There is, once again, a problem. I wasn’t even close to invoking a deep pulse, nor reconciling diversity or harnessing a slew of timbres lying in wait in my ever-present box of percussive toys.

I was winging it. Nodding to Christensen, nodding to Rainey, but not organizing my phrasing or my erratic strikes and fills according to an aesthetic logic.

I was an imposter. I realized how incredibly difficult and awkward it must have been for Sunny Murray playing in the milieu defined by Art and Elvin. What audacity for Murray to thump tribal toms instead of ride the usual jazz cymbal beat.

I will never again dismiss anything remotely falling under “free jazz” or “totally improvised”. And as for free jazz, I’m $35 US richer for the experience and, as you well know, you could buy 3 CDs with that kind of coin in your pocket—but learn squat about life and playing music with folks. Or what it is to keep your nose to the grindstone rough and hold it down there long enough—old Scottish saying. Get out and play, don’t philosophize like I’m doing.

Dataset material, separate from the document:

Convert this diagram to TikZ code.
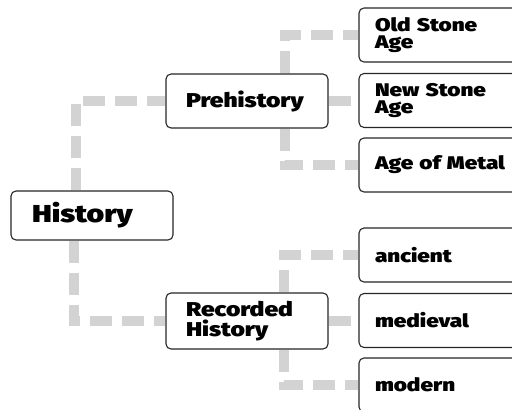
\documentclass[tikz,border=0pt]{standalone}
\usepackage{fontspec}
\newfontfamily\diafont{Fira Sans}[UprightFont={* Black}, FakeStretch=1.23]
\usetikzlibrary{backgrounds}
\definecolor{conngray}{HTML}{D3D3D3}
\tikzset{
  box/.style={draw=black!85, line width=1.1pt, rounded corners=5pt, fill=white,
    inner ysep=0pt, align=left, font=\diafont},
  root/.style={box, inner xsep=21pt, text width=120pt, minimum height=49pt,
    font=\diafont\fontsize{24.5}{25}\selectfont},
  lvl/.style={box, inner xsep=20pt, text width=122pt, minimum height=54pt,
    font=\diafont\fontsize{20}{19.5}\selectfont},
  leaf/.style={box, inner xsep=16pt, text width=150pt, minimum height=54pt,
    font=\diafont\fontsize{18.3}{17}\selectfont},
  conn/.style={draw=conngray, line width=10pt, dash pattern=on 22pt off 10pt}
}
\begin{document}
\begin{tikzpicture}[x=1pt, y=-1pt]
  \clip (0,0) rectangle (512,410);
  \node[root] (hist) at (92,215.5) {History};
  \node[lvl] (pre) at (247,101) {Prehistory};
  \node[lvl, minimum height=56pt] (rec) at (247,321) {Recorded\\History};
  \node[leaf] (old) at (450,35) {Old Stone\\Age};
  \node[leaf] (new) at (450,100.5) {New Stone\\Age};
  \node[leaf] (metal) at (450,165) {Age of Metal};
  \node[leaf] (anc) at (450,255) {ancient};
  \node[leaf] (med) at (450,320.5) {medieval};
  \node[leaf] (mod) at (450,385) {modern};
  \begin{scope}[on background layer]
    \draw[conn] ([xshift=66pt]hist.north west) |- (pre.west);
    \draw[conn] ([xshift=64pt]hist.south west) |- (rec.west);
    \draw[conn] ([xshift=120pt]pre.north west) |- (old.west);
    \draw[conn] (pre.east) -- (pre.east -| new.west);
    \draw[conn] ([xshift=120pt]pre.south west) |- (metal.west);
    \draw[conn] ([xshift=119pt]rec.north west) |- (anc.west);
    \draw[conn] (rec.east) -- (rec.east -| med.west);
    \draw[conn] ([xshift=119pt]rec.south west) |- (mod.west);
  \end{scope}
\end{tikzpicture}
\end{document}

Visit Linsey, Craig, and colleagues at www.improvisedmoo.com

They’re doing a great job at replicating New York City opportunities in a much smaller urban center. And people come out on a Sunday night, temperature 14-degrees below zero, to hear musicians like me wing it. Shame on me. But good on them. One of us has what the cowardly lion felt he lacked, “What do they got that I ain’t got? Courage!”